Сначала это была акварель, но она мне не очень понравилась, ведь эти краски быстро высыхают. С ними потом ничего нельзя делать и переделывать. Еще они сильно зависят от окружающей среды, чувствительны к воде и солнцу, поэтому плохо сохраняются.
Когда я начала общаться с одним художником, он посоветовал обратить внимание на масляные краски. Тогда купила стандартный набор масляных красок, стало интересно, какие ощущения будут внутри. Не было никаких прогнозов, что я буду изображать, не было направления или цели.
Мне понравилось, как ведет себя масляная краска. Начала с простых пейзажей, изображала улицы Харькова, какие они у меня эмоции вызывают, детские воспоминания и т.д.
Сначала полотна были маленькими, затем увеличивались, я играла с форматом. Мне нравился этот процесс. Когда ты стоишь перед холстом, у тебя сначала дрожь и ты не понимаешь, что нужно делать. Не понимаешь, что у тебя будет на картине. Идея как облако летает в сознании, но точной картинки нет.
Сначала дарила работы друзьям, выставок у меня не было, но были маленькие продажи.

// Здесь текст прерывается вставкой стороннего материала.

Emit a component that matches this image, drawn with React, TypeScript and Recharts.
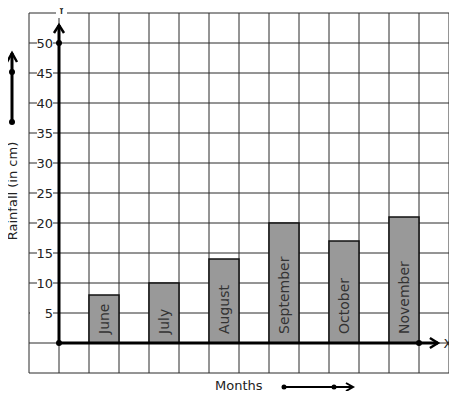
import {
    BarChart,
    Bar,
    XAxis,
    YAxis,
    CartesianGrid,
    ReferenceLine,
    ReferenceDot,
    LabelList
} from "recharts";

const months = ["June", "July", "August", "September", "October", "November"];
const rainfall = [8, 10, 14, 20, 17, 21];

const yTicks = [-5, 0, 5, 10, 15, 20, 25, 30, 35, 40, 45, 50, 55];
const yLabels = [5, 10, 15, 20, 25, 30, 35, 40, 45, 50];
const xTicks = [-1, 0, 1, 2, 3, 4, 5, 6, 7, 8, 9, 10, 11, 12, 13];

// each month sits in every second grid cell, starting from the second cell
const data = months.map((m, i) => ({ month: m, rainfall: rainfall[i], pos: 2 * i + 1.5 }));

const FONT = "DejaVu Sans";
const INK = "#222";

const EmptyTick = () => <g />;

const YTick = (props: any) => {
    const x = Number(props.x), y = Number(props.y);
    const v = Number(props.payload?.value);
    if (!yLabels.includes(v)) return <g />;
    const label = String(v);
    const right = x + 24;
    const left = label.length > 1 ? x + 8 : x + 1;
    return (
        <g>
            <rect x={left} y={y - 7} width={right - left} height={14} fill="#fff" />
            <text x={right} y={y} textAnchor="end" dominantBaseline="central" fontSize={13} fill={INK} fontFamily={FONT}>
                {label}
            </text>
        </g>
    );
};

const MonthLabel = (props: any) => {
    const x = Number(props.x), y = Number(props.y);
    const w = Number(props.width), h = Number(props.height);
    const cx = x + w / 2;
    const by = y + h - 9;
    return (
        <text
            x={cx}
            y={by}
            transform={`rotate(-90 ${cx} ${by})`}
            textAnchor="start"
            dominantBaseline="central"
            fontSize={14}
            fill="#333"
            fontFamily={FONT}
        >
            {props.value}
        </text>
    );
};

const YAxisArrow = (props: any) => {
    const { x1, y1, x2, y2 } = props;
    return (
        <g>
            <line x1={x1} y1={y1} x2={x2} y2={y2} stroke="#000" strokeWidth={3} />
            <polyline points={`${x2 - 5},${y2 + 8} ${x2},${y2} ${x2 + 5},${y2 + 8}`} fill="none" stroke="#000" strokeWidth={2.5} />
        </g>
    );
};

const XAxisArrow = (props: any) => {
    const { x1, y1, x2, y2 } = props;
    return (
        <g>
            <line x1={x1} y1={y1} x2={x2} y2={y2} stroke="#000" strokeWidth={3} />
            <polyline points={`${x2 - 8},${y2 - 5} ${x2},${y2} ${x2 - 8},${y2 + 5}`} fill="none" stroke="#000" strokeWidth={2.5} />
        </g>
    );
};

export default function App() {
    return (
        <div style={{ width: 457, height: 399, margin: -8, fontFamily: FONT }}>
            <BarChart width={457} height={399} data={data} margin={{ top: 13, right: 8, bottom: 26, left: 0 }}>
                <CartesianGrid stroke="#2a2a2a" strokeWidth={1} />
                <XAxis
                    dataKey="pos"
                    type="number"
                    domain={[-1, 13]}
                    ticks={xTicks}
                    interval={0}
                    height={0}
                    tick={<EmptyTick />}
                    axisLine={false}
                    tickLine={false}
                    allowDataOverflow
                />
                <YAxis
                    type="number"
                    domain={[-5, 55]}
                    ticks={yTicks}
                    width={29}
                    tickSize={0}
                    tickMargin={0}
                    axisLine={false}
                    tickLine={false}
                    tick={<YTick />}
                    interval={0}
                    allowDataOverflow
                />
                <Bar dataKey="rainfall" barSize={30} fill="#999999" stroke="#111" strokeWidth={1.5} isAnimationActive={false}>
                    <LabelList dataKey="month" content={<MonthLabel />} />
                </Bar>
                <ReferenceLine segment={[{ x: 0, y: 0 }, { x: 0, y: 53 }]} shape={<YAxisArrow />} />
                <ReferenceLine segment={[{ x: 0, y: 0 }, { x: 12.63, y: 0 }]} shape={<XAxisArrow />} />
                <ReferenceDot x={0} y={50} r={3} fill="#000" stroke="none" />
                <ReferenceDot x={0} y={0} r={3} fill="#000" stroke="none" />
                <ReferenceDot x={12} y={0} r={3} fill="#000" stroke="none" />
                {/* axis letters sit outside the plot area */}
                <g>
                    <rect x={56} y={7} width={11} height={11} fill="#fff" />
                    <text x={61.5} y={14} textAnchor="middle" fontSize={13} fill={INK} fontFamily={FONT}>Y</text>
                    <text x={448} y={348} textAnchor="middle" fontSize={13} fill={INK} fontFamily={FONT}>X</text>
                </g>
                {/* direction markers beside the axis titles */}
                <g>
                    <line x1={12} y1={122} x2={12} y2={53} stroke="#000" strokeWidth={3} />
                    <polyline points="7,62 12,53 17,62" fill="none" stroke="#000" strokeWidth={2.5} />
                    <circle cx={12} cy={72} r={3} fill="#000" />
                    <circle cx={12} cy={122} r={3} fill="#000" />
                    <text
                        x={12}
                        y={191}
                        transform="rotate(-90 12 191)"
                        textAnchor="middle"
                        dominantBaseline="central"
                        fontSize={13}
                        fill={INK}
                        fontFamily={FONT}
                    >
                        Rainfall (in cm)
                    </text>
                </g>
                <g>
                    <text x={215} y={385} dominantBaseline="central" fontSize={13} fill={INK} fontFamily={FONT}>Months</text>
                    <line x1={284} y1={387} x2={353} y2={387} stroke="#000" strokeWidth={2} />
                    <polyline points="346,383 353,387 346,391" fill="none" stroke="#000" strokeWidth={2} />
                    <circle cx={284} cy={387} r={2.5} fill="#000" />
                    <circle cx={334} cy={387} r={2.5} fill="#000" />
                </g>
            </BarChart>
        </div>
    );
}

Когда в 2014 году началась война на Донбассе, я пошла в волонтерский пункт в Харькове Южный пост на железнодорожном вокзале. Там останавливались военные, которые проходили ротацию или уезжали в отпуск, мы им помогали, чем нужно. Это длилось два года, затем Южный пост был расформирован. После этого я помогала военным по назначению.
В этот период я продолжала рисовать, но не войну, а какие-то местные пейзажи, например, улицу Сумскую в Харькове.
— Когда началась война в 2022 году, весь ужас, который происходил, меня так шокировал. Я живу на Салтовке, у нас были очень сильные обстрелы из Смерчей, Градов, самолеты сбрасывали авиабомбы. Когда я в 05:00 проснулась и посмотрела в окно… Я видела такое только в фильмах о войне. Мы с отцом вылезли на крышу, я просто замерла. Не понимала, что происходит. У меня даже есть картина, где кошка сидит на крыше, наблюдает за всем и тоже не понимает, что происходит. Мы не знали, бежать ли нам куда-то или собирать вещи.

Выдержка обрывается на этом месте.